start TASK DATA
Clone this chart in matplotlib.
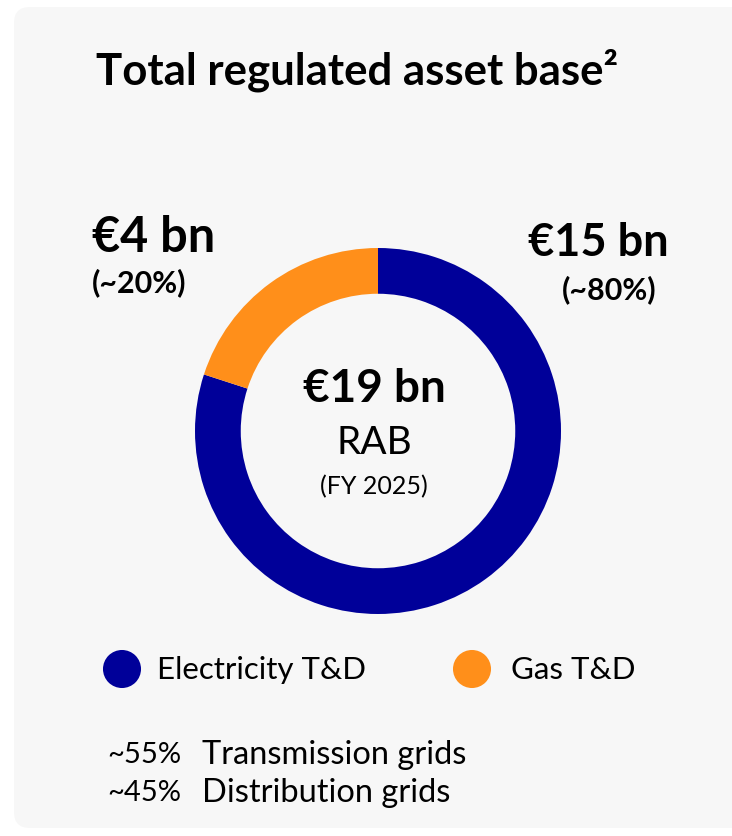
import matplotlib
matplotlib.use("Agg")
import matplotlib.pyplot as plt
from matplotlib.patches import FancyBboxPatch

# data
segments = ["Electricity T&D", "Gas T&D"]
shares = [80, 20]
amounts = ["€15 bn", "€4 bn"]
share_labels = ["(~80%)", "(~20%)"]
colors = ["#000099", "#FF8F1A"]
total_label = "€19 bn"
breakdown_pct = ["~55%", "~45%"]
breakdown_names = ["Transmission grids", "Distribution grids"]

plt.rcParams["font.family"] = ["Lato", "DejaVu Sans"]

W, H = 732, 836
fig = plt.figure(figsize=(W / 100, H / 100), dpi=100)
fig.patch.set_facecolor("white")

# background axes in pixel coordinates
bg = fig.add_axes([0, 0, 1, 1])
bg.set_xlim(0, W)
bg.set_ylim(H, 0)
bg.axis("off")
bg.add_patch(FancyBboxPatch((14, 7), W + 40, 821,
                            boxstyle="round,pad=0,rounding_size=16",
                            fc="#F7F7F7", ec="none"))

bg.text(96, 70, "Total regulated asset base²", fontsize=31.5, fontweight="bold",
        va="center", ha="left", color="black")

# donut
cx, cy, r = 378, 431, 183
pie_ax = fig.add_axes([(cx - r) / W, 1 - (cy + r) / H, 2 * r / W, 2 * r / H])
pie_ax.pie(shares, colors=colors, startangle=90, counterclock=False,
           wedgeprops=dict(width=0.25, linewidth=0))
pie_ax.set_xlim(-1, 1)
pie_ax.set_ylim(-1, 1)
pie_ax.set_aspect("equal")

bg.text(374, 389, total_label, fontsize=33, fontweight="bold", ha="center", va="center")
bg.text(374, 443, "RAB", fontsize=28, ha="center", va="center")
bg.text(374, 487, "(FY 2025)", fontsize=18, ha="center", va="center")

# segment labels
bg.text(598, 243, amounts[0], fontsize=32.5, fontweight="bold", ha="center", va="center")
bg.text(609, 290, share_labels[0], fontsize=22, fontweight="bold", ha="center", va="center")
bg.text(154, 238, amounts[1], fontsize=35, fontweight="bold", ha="center", va="center")
bg.text(139, 283, share_labels[1], fontsize=22, fontweight="bold", ha="center", va="center")

# legend
for (x_dot, x_txt), name, c in zip([(122, 157), (472, 511)], segments, colors):
    bg.scatter([x_dot], [669], s=750, color=c, edgecolors="none")
    bg.text(x_txt, 670, name, fontsize=22.5, ha="left", va="center")

for i, (p, n) in enumerate(zip(breakdown_pct, breakdown_names)):
    y = 755 + i * 38
    bg.text(107, y, p, fontsize=21, ha="left", va="center")
    bg.text(202, y, n, fontsize=23.5, ha="left", va="center")

fig.savefig("out.png", dpi=100)
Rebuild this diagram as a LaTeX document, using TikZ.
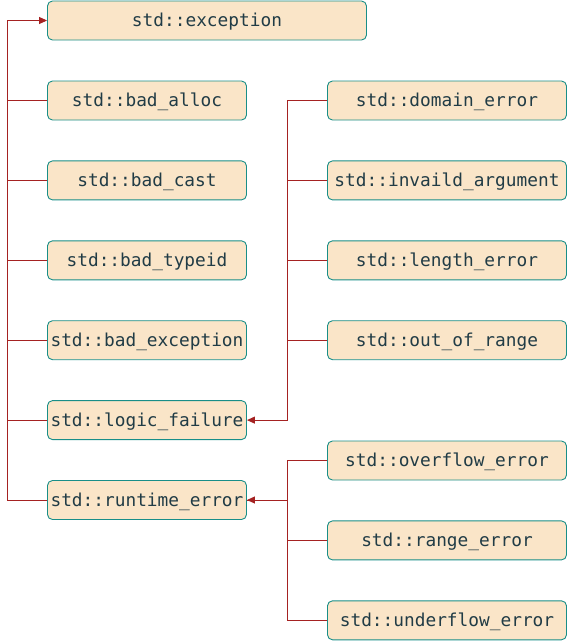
\documentclass[tikz,border=0pt]{standalone}
\usepackage{fontspec}
\setmonofont{DejaVu Sans Mono}
\usepackage{xcolor}
\usetikzlibrary{arrows.meta,positioning}
\definecolor{boxfill}{HTML}{FAE5C8}
\definecolor{boxline}{HTML}{188E88}
\definecolor{linkred}{HTML}{A52222}
\definecolor{textdark}{HTML}{213C46}

\begin{document}
\begin{tikzpicture}[
    x=1pt, y=-1pt,
    node distance=40pt,
    cls/.style={draw=boxline, fill=boxfill, rounded corners=5pt, line width=0.9pt,
      minimum height=39pt, inner sep=0pt, text=textdark,
      text height=15pt, text depth=3pt,
      font=\ttfamily\fontsize{17.8}{20}\selectfont},
    base/.style={cls, minimum width=319pt},
    left/.style={cls, minimum width=199pt},
    right/.style={cls, minimum width=239pt},
    link/.style={draw=linkred, line width=0.9pt},
    flow/.style={link, -{Triangle[length=8pt,width=7pt]}}]
  \useasboundingbox (0,0) rectangle (568,641);
  % root class
  \node[base] (exc) at (207,20.5) {std::exception};
  % left column
  \node[left] (alloc) at (147,100.5) {std::bad\_alloc};
  \node[left, below=of alloc] (cast) {std::bad\_cast};
  \node[left, below=of cast] (typeid) {std::bad\_typeid};
  \node[left, below=of typeid] (badexc) {std::bad\_exception};
  \node[left, below=of badexc] (logic) {std::logic\_failure};
  \node[left, below=of logic] (runtime) {std::runtime\_error};
  % right column
  \node[right] (domain) at (447,100.5) {std::domain\_error};
  \node[right, below=of domain] (invarg) {std::invaild\_argument};
  \node[right, below=of invarg] (length) {std::length\_error};
  \node[right, below=of length] (range) {std::out\_of\_range};
  \node[right] (overflow) at (447,460.5) {std::overflow\_error};
  \node[right, below=of overflow] (rangeerr) {std::range\_error};
  \node[right, below=of rangeerr] (underflow) {std::underflow\_error};
  % inheritance
  \draw[flow] (runtime.west) -- ++(-40,0) |- (exc.west);
  \draw[link] (alloc.west) -- ++(-40,0);
  \draw[link] (cast.west) -- ++(-40,0);
  \draw[link] (typeid.west) -- ++(-40,0);
  \draw[link] (badexc.west) -- ++(-40,0);
  \draw[link] (logic.west) -- ++(-40,0);
  \draw[flow] (domain.west) -- ++(-40,0) |- (logic.east);
  \draw[link] (invarg.west) -- ++(-40,0);
  \draw[link] (length.west) -- ++(-40,0);
  \draw[link] (range.west) -- ++(-40,0);
  \draw[flow] (underflow.west) -- ++(-40,0) |- (runtime.east);
  \draw[link] (overflow.west) -- ++(-40,0) |- (runtime.east);
  \draw[link] (rangeerr.west) -- ++(-40,0);
\end{tikzpicture}
\end{document}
end TASK DATA
▸ **WHAT IS BEING ASKED**
Check each line of the records above for "this", and copy those that have it.

▸ **COMPLETE OUTPUT**
Clone this chart in matplotlib.
Rebuild this diagram as a LaTeX document, using TikZ.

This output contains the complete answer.